- Data excerpt:
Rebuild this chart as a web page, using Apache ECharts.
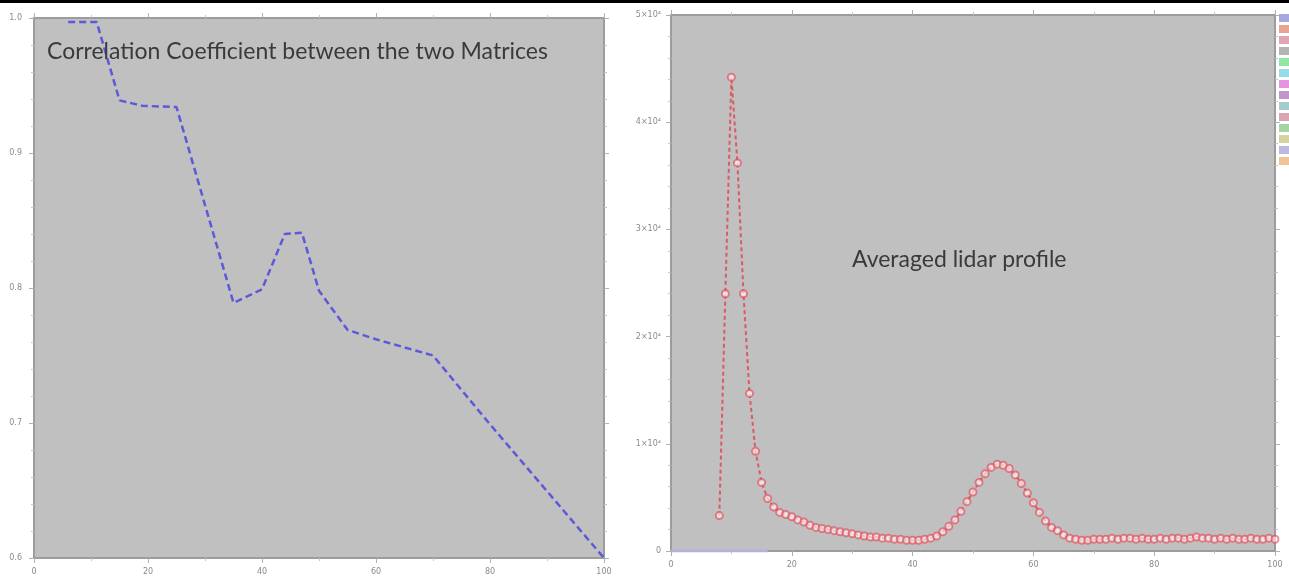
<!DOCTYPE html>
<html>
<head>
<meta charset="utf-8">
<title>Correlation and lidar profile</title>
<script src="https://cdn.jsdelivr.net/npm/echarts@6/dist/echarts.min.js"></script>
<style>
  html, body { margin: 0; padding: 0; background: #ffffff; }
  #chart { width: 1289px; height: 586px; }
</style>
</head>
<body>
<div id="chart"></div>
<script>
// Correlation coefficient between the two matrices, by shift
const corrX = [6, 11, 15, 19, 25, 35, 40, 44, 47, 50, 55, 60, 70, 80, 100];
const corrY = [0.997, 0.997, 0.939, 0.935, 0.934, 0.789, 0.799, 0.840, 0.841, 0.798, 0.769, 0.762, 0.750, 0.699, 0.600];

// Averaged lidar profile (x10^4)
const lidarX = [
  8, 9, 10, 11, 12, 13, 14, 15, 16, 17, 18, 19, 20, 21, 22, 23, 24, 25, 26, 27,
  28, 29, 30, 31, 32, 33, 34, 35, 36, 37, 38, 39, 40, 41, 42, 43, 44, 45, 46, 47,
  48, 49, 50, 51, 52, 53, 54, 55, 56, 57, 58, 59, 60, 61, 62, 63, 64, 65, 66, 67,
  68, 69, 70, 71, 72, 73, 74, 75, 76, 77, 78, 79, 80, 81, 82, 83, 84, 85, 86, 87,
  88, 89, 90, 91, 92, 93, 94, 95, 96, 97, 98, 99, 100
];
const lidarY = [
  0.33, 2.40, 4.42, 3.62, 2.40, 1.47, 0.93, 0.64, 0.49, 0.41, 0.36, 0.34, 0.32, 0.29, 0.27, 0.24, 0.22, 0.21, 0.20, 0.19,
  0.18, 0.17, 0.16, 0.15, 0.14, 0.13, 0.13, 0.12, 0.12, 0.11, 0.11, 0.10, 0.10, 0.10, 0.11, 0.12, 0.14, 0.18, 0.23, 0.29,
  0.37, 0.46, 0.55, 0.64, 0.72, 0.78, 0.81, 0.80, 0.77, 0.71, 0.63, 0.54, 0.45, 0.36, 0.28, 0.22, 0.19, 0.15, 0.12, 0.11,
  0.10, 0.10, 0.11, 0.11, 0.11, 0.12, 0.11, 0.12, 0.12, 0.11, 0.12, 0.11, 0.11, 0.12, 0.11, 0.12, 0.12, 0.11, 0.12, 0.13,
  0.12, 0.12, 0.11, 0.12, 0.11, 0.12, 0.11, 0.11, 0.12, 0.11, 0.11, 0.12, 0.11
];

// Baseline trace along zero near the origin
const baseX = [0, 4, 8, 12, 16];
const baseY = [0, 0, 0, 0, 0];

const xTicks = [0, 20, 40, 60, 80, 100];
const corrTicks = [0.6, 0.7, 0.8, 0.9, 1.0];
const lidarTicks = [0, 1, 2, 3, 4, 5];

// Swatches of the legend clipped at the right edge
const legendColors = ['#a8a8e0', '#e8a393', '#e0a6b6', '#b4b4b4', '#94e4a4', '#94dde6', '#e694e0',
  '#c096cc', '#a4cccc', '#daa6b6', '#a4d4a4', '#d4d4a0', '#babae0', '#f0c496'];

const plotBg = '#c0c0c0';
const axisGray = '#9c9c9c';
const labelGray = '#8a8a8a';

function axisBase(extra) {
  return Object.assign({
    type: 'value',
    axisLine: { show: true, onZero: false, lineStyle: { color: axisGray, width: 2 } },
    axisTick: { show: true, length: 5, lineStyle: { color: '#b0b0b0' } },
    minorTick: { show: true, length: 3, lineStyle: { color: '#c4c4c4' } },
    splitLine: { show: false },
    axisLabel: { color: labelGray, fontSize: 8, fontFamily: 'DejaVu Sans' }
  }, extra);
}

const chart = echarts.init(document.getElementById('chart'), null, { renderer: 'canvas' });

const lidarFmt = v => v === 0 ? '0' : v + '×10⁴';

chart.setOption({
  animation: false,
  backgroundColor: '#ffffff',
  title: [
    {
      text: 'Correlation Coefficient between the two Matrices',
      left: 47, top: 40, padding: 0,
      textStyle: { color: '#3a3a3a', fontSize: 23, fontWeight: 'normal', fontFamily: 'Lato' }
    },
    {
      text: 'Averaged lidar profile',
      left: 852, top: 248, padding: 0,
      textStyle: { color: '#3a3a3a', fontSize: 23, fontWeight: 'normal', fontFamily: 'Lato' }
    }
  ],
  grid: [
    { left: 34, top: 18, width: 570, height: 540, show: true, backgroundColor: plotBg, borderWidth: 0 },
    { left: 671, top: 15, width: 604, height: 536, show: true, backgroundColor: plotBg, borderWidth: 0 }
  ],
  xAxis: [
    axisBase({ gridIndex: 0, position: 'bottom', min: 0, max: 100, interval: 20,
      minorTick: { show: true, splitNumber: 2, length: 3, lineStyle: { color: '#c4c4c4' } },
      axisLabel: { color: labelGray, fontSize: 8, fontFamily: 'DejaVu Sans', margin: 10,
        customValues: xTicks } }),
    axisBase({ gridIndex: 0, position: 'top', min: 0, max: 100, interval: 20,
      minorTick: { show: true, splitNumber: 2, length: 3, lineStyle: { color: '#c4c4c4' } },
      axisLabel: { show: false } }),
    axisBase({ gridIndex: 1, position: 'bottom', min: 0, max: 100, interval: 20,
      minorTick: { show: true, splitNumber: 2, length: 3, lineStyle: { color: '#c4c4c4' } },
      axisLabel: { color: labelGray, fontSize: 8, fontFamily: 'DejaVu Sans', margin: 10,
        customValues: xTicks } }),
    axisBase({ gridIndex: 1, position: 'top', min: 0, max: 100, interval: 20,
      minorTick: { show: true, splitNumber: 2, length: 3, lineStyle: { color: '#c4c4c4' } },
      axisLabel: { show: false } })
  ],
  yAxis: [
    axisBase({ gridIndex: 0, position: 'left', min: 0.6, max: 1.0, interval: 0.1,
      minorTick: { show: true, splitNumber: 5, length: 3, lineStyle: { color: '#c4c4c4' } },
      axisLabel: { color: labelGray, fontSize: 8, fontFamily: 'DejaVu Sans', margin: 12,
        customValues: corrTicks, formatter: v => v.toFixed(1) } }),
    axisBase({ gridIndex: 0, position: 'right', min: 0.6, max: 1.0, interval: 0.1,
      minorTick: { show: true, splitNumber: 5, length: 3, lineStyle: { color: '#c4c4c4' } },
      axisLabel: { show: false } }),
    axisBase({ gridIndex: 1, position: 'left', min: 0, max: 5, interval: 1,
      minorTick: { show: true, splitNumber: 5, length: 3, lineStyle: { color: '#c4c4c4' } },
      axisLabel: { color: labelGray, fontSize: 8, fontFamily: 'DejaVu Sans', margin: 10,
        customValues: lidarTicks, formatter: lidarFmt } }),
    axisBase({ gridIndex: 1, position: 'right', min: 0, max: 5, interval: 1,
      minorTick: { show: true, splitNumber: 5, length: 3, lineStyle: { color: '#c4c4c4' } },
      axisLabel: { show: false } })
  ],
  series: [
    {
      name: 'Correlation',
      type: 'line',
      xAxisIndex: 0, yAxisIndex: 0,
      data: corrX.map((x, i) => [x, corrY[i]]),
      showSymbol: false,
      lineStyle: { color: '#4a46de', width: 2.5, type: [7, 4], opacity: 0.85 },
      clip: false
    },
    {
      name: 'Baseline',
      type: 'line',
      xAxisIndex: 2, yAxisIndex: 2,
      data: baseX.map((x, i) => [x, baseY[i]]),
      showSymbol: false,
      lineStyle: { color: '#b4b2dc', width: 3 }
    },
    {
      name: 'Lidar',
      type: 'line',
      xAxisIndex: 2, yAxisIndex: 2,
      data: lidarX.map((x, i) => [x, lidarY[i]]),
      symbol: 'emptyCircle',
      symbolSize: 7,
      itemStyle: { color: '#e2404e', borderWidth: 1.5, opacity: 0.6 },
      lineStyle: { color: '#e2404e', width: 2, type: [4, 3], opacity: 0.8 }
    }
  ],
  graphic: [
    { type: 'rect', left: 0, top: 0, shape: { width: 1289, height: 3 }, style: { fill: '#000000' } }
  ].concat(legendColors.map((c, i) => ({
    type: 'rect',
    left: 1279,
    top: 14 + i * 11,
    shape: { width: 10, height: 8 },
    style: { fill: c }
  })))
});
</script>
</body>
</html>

- Do this: Please take the lines from the beginning of the data above through the line holding "0.750, 0.699, 0.600];" and transcribe them exactly, without any pictures.

- Reply to the exercise:
Rebuild this chart as a web page, using Apache ECharts.
<!DOCTYPE html>
<html>
<head>
<meta charset="utf-8">
<title>Correlation and lidar profile</title>
<script src="https://cdn.jsdelivr.net/npm/echarts@6/dist/echarts.min.js"></script>
<style>
  html, body { margin: 0; padding: 0; background: #ffffff; }
  #chart { width: 1289px; height: 586px; }
</style>
</head>
<body>
<div id="chart"></div>
<script>
// Correlation coefficient between the two matrices, by shift
const corrX = [6, 11, 15, 19, 25, 35, 40, 44, 47, 50, 55, 60, 70, 80, 100];
const corrY = [0.997, 0.997, 0.939, 0.935, 0.934, 0.789, 0.799, 0.840, 0.841, 0.798, 0.769, 0.762, 0.750, 0.699, 0.600];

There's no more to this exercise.